How we’re selling ourselves short

It’s a widely known fact that women are often paid less well than their male colleagues when performing the same role. This is not breaking news, it’s no surprise to anyone. In fact, we’ve all known it for so long that we’ve just sort of accepted it as a sad truth that we’re waiting for someone else to fix, instead of being furious about it. We should be furious, it’s an absolute outrage – and we should be using that feeling to motivate us to get active and make changes to make life better for ourselves.

The reality is that we’re part of the problem. Part of the reason women are undervalued comes from unconscious bias in the minds of the people in companies who control pay – but another part of it is down to women and the way we behave. Or maybe more accurately, the way that we have been taught to behave, and the words we’re expected to use, and how people respond to us when we do anything that’s not inside of those expectations – like telling them we want a pay rise.

They were giving me a very clear ‘We (literally) don’t value you’ message before I was even in the door.

We have to get comfortable asking for more. It’s essential to every aspect of our lives. Not big outlandish demands, but well researched, reasonable and justified expressions of what we’re worth, what we need and what we know we deserve.

Did you negotiate your first jobs’ salary? I know I didn’t. Did you negotiate your most recent salary, or your latest pay rise? I did, and you need to too. I’m going to make two more posts: one about how to negotiate a salary for a new job, and one about asking for what you deserve in the job you already have – whether that’s negotiating a pay rise or a promotion.

‘But it’s not my fault! I was raised in the patriarchy!’ you cry. I know, I promise, me too! I know it’s hard and scary, and it feels like it would be the end of the world if we asked for more money and got told no. We’d have to run away and live in the forest with a fake name, or maybe we’d just dissolve into a big puddle of embarrassment right there in our bosses office. But it’s not true, bosses and line managers are used to talking about salaries with people. And sometimes they say no, for all kinds of reasons. And if that happens it’s still fine – it’s just the start of another conversation about when and how.

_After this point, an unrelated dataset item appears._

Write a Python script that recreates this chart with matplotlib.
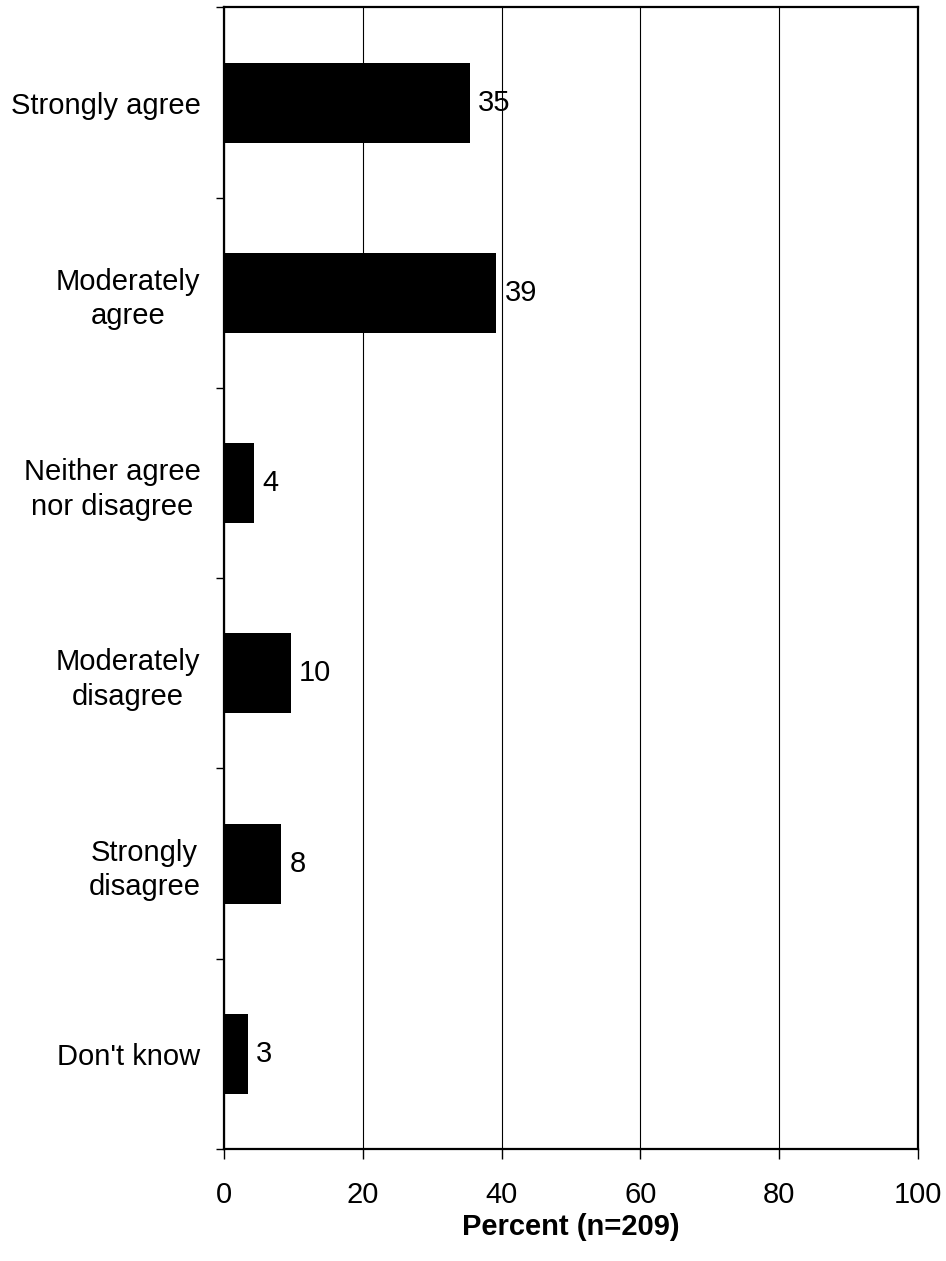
import numpy as np
import matplotlib.pyplot as plt

plt.rcParams['font.family'] = ['Liberation Sans', 'DejaVu Sans']

categories = ["Strongly agree", "Moderately\nagree", "Neither agree\nnor disagree",
              "Moderately\ndisagree", "Strongly\ndisagree", "Don't know"]
percent = [35.4, 39.2, 4.3, 9.6, 8.2, 3.4]
xticks = [0, 20, 40, 60, 80, 100]

fig = plt.figure(figsize=(9.46, 12.61), dpi=100)
ax = fig.add_axes([0.2368, 0.0888, 0.9704 - 0.2368, 0.9941 - 0.0888])

y = np.arange(len(categories))
ax.barh(y, percent, height=0.42, color='black', zorder=3)
for yi, v in zip(y, percent):
    ax.annotate(f"{round(v)}", xy=(v, yi), xytext=(6, 0), textcoords='offset points',
                va='center', ha='left', fontsize=21, zorder=4)

ax.set_xlim(0, 100)
ax.set_ylim(len(categories) - 0.5, -0.5)
ax.set_xticks(xticks)
ax.set_xticklabels([str(t) for t in xticks], fontsize=21)
ax.tick_params(axis='x', direction='out', length=7, width=1, pad=16)
ax.xaxis.grid(True, color='black', linewidth=0.8, zorder=0)

ax.set_yticks(y)
ax.set_yticklabels(categories, fontsize=21)
for lbl in ax.get_yticklabels():
    lbl.set_multialignment('center')
    lbl.set_linespacing(1.3)
ax.set_yticks(np.arange(len(categories) + 1) - 0.5, minor=True)
ax.tick_params(axis='y', which='major', length=0, pad=17)
ax.tick_params(axis='y', which='minor', direction='out', length=6, width=1)

for s in ax.spines.values():
    s.set_linewidth(1.6)
    s.set_zorder(5)

ax.set_xlabel("Percent (n=209)", fontsize=21, fontweight='bold', labelpad=3)

fig.savefig("out.png", dpi=100)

I was made an offer for my first job in advertising for a rate that was lower than the advertised salary. I was young, and I was feeling shaken by having recently been made redundant, and the company who made me the terrible offer were famous, so I said yes. Despite the fact that they were giving me a very clear ‘We (literally) don’t value you‘ message before I was even in the door.

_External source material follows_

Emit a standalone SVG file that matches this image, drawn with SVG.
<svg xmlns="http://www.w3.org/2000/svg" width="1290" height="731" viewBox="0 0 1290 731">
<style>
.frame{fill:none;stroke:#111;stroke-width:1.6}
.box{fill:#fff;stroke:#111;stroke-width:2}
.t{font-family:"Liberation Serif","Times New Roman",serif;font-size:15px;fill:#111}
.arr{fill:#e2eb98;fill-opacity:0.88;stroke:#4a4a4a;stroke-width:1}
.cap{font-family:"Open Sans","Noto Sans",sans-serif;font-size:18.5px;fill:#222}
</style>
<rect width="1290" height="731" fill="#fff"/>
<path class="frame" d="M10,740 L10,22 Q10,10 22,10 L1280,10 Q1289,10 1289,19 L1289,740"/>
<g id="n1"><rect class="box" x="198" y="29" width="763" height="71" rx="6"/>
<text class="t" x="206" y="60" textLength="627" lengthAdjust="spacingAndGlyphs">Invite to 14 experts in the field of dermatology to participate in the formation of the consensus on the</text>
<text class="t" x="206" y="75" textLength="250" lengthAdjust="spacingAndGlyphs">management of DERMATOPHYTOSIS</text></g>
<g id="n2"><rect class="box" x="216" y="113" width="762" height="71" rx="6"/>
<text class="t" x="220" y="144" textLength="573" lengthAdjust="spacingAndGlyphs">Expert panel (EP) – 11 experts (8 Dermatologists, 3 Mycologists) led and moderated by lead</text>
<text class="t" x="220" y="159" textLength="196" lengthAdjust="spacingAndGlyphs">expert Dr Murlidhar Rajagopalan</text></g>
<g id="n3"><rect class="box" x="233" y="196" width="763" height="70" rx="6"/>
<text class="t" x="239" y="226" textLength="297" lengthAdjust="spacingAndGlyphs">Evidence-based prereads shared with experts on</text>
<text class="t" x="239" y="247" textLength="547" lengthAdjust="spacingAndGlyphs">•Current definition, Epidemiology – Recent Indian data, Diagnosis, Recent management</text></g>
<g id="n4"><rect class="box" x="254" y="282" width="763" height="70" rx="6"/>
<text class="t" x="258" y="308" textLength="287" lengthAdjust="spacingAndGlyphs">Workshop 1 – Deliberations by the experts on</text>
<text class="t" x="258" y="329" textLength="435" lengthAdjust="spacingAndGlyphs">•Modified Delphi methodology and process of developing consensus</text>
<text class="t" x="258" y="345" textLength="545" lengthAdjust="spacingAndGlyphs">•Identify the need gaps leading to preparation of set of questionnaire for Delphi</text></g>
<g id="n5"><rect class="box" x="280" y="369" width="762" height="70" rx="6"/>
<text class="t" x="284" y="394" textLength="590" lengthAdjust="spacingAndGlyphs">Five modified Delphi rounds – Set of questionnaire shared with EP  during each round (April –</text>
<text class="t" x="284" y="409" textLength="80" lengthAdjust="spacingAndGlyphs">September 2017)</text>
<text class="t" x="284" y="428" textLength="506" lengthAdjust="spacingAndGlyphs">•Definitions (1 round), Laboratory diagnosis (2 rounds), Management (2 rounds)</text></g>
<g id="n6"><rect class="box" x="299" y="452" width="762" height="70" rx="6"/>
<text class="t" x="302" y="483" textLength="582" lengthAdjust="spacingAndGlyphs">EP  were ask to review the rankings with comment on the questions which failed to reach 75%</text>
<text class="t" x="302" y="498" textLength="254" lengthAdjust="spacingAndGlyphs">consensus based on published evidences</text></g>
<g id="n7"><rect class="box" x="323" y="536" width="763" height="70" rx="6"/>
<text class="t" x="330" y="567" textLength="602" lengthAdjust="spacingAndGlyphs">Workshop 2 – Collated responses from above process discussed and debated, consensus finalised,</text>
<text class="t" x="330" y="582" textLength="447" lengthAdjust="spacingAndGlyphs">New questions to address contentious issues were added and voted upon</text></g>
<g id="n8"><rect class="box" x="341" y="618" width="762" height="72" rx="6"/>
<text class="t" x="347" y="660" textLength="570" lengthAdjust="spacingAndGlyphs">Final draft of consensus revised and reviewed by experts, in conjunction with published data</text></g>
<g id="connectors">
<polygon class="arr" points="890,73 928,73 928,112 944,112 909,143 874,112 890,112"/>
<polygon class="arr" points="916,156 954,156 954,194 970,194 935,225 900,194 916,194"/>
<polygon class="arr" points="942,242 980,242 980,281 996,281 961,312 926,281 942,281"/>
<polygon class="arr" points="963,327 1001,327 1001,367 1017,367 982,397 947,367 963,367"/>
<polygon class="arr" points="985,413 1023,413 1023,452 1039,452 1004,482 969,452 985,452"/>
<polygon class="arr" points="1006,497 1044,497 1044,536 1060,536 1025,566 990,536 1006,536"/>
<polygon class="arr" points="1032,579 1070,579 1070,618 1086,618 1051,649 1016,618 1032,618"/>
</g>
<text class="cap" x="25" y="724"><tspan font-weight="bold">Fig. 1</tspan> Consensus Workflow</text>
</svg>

I didn’t want to seem greedy and unappreciative. At the end of the meeting when my boss said ‘and good news – we’re giving you a raise!’ 

I looked at her, ‘Oh.’ I said. ‘Why?’

It took less than a year for me to leave for a new company. Even though I had negotiated a pay rise after 3 months I had realised that the company was never going to value me, and that was going to mean I stopped valuing myself. So I got out.

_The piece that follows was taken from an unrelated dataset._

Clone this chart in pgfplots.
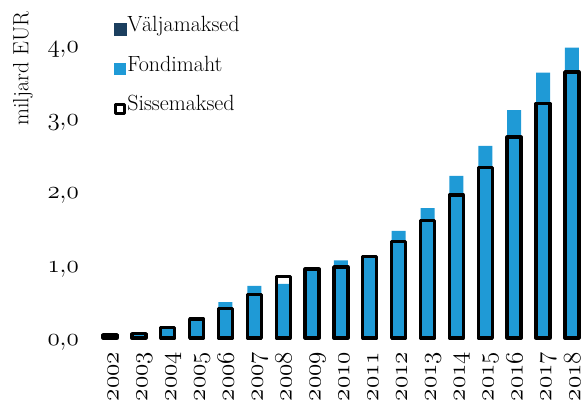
\RequirePackage{fix-cm}
\documentclass[border=0pt]{standalone}
\usepackage{pgfplots}
\usepackage{pgfplotstable}
\pgfplotsset{compat=1.18}

\definecolor{fondblue}{HTML}{1F9AD6}
\definecolor{navy}{HTML}{1B3F5F}

% miljard EUR
\pgfplotstableread{
year fond sisse
2002 0.03 0.045
2003 0.05 0.06
2004 0.13 0.14
2005 0.26 0.26
2006 0.49 0.40
2007 0.71 0.59
2008 0.74 0.84
2009 0.94 0.94
2010 1.06 0.97
2011 1.11 1.11
2012 1.46 1.32
2013 1.77 1.60
2014 2.21 1.95
2015 2.62 2.33
2016 3.11 2.74
2017 3.62 3.20
2018 3.96 3.63
}\datatable

\newcommand{\osn}[1]{$\mathnormal{#1}$}

\begin{document}
\begin{tikzpicture}
\useasboundingbox (-95.6pt,-65pt) rectangle (488.4pt,338pt);
\begin{axis}[
  scale only axis,
  width=488.4pt, height=337.2pt,
  xmin=2001.5, xmax=2018.42,
  ymin=0, ymax=4.6,
  clip=false,
  axis line style={draw=none},
  major tick length=0pt,
  ytick={0,1,2,3,4},
  yticklabels={\osn{0{,}0},\osn{1{,}0},\osn{2{,}0},\osn{3{,}0},\osn{4{,}0}},
  xtick={2002,...,2018},
  xticklabels={\osn{2002},\osn{2003},\osn{2004},\osn{2005},\osn{2006},\osn{2007},
    \osn{2008},\osn{2009},\osn{2010},\osn{2011},\osn{2012},\osn{2013},\osn{2014},
    \osn{2015},\osn{2016},\osn{2017},\osn{2018}},
  ticklabel style={font=\fontsize{25}{28}\selectfont},
  yticklabel style={anchor=base east, inner sep=0pt, xshift=-16.6pt, yshift=-7.5pt},
  xticklabel style={xshift=8.5pt, yshift=-14pt, rotate=90, anchor=base east, inner sep=0pt},
  ylabel={miljard EUR},
  ylabel style={at={(axis description cs:-0.1487,0.799)}, anchor=center,
    font=\fontsize{22}{26}\selectfont},
  legend style={at={(axis description cs:0.0377,0.936)}, anchor=north west,
    draw=none, fill=none, inner sep=0pt,
    font=\fontsize{22}{26}\selectfont, row sep=27.5pt,
    nodes={inner sep=1pt, text height=0.75em, text depth=0.25em}},
  legend cell align=left,
]
\addlegendimage{legend image code/.code={\fill[navy] (0pt,-6.3pt) rectangle (11.7pt,5.4pt);}}
\addlegendentry{Väljamaksed}

\addplot[ybar, bar width=14pt, bar shift=0pt, fill=fondblue, draw=none,
  legend image code/.code={\fill[fondblue] (0pt,-6.3pt) rectangle (11.7pt,5.4pt);}]
  table[x=year, y=fond] {\datatable};
\addlegendentry{Fondimaht}

\addplot[ybar, bar width=14pt, bar shift=0pt, fill=none, draw=black,
  line width=3.3pt, line join=round,
  legend image code/.code={\draw[black, fill=white, line width=3pt, line join=round] (1.5pt,-4.8pt) rectangle (10.2pt,3.9pt);}]
  table[x=year, y=sisse] {\datatable};
\addlegendentry{Sissemaksed}
\end{axis}
\end{tikzpicture}
\end{document}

That move meant a £13,000 pay bump. It was great – it was so great in fact that I felt rude even thinking about negotiate it up, so again I took it without negotiating. The job was exhausting – it was a start up, with all of the exciting responsibility, all nighters that come with it, and to be frank I worked my ass off. When my three month review came, despite all of the missed plans with friends, the stress and the crazy deadlines, I still wasn’t going to ask for a pay rise. They had already given me such a big step up how could I ask for more? I didn’t want to seem greedy and unappreciative. At the end of the meeting when my boss said ‘and good news – we’re giving you a raise!’  I looked at her, ’Oh.’ I said. ‘Why?’ It took someone else to see my worth and advocate on my behalf. It was amazing that she did, but we don’t always have these people there looking out for us – we have to look out for ourselves and be our own advocates. I later found out that the other person who had been hired on the same day as me to do the same job hadn’t been so reluctant to negotiate on pay. My pay rise was bringing me up to the salary that they had always been on.  Because they had asked for what they wanted and I hadn’t I’d been paid less for 3 months.

I have vowed now to never just accept a job without negotiating. I’ve taken responsibility for my own financial and professional growth. I schedule regular catch ups with my line manager about what I’m achieving and the training I need to help me to achieve more. I’m asking for what I want, and it’s scary, but it’s more than worth it to be the master of my own life.


3 Comments Add yours

  1. Michelle says:

    I read this as if this was me! I was in this position when I first started in the field I’m in and it took for me to leave to realise my worth!

    Great post doll! X


    1. Thank you very much! I’m just testing the waters with this so really appreciate feedback.

      I feel like the transition to being a adult and not having to just accept what you’re given is one that takes everyone a little time, and it’s something we could all use a helping hand with.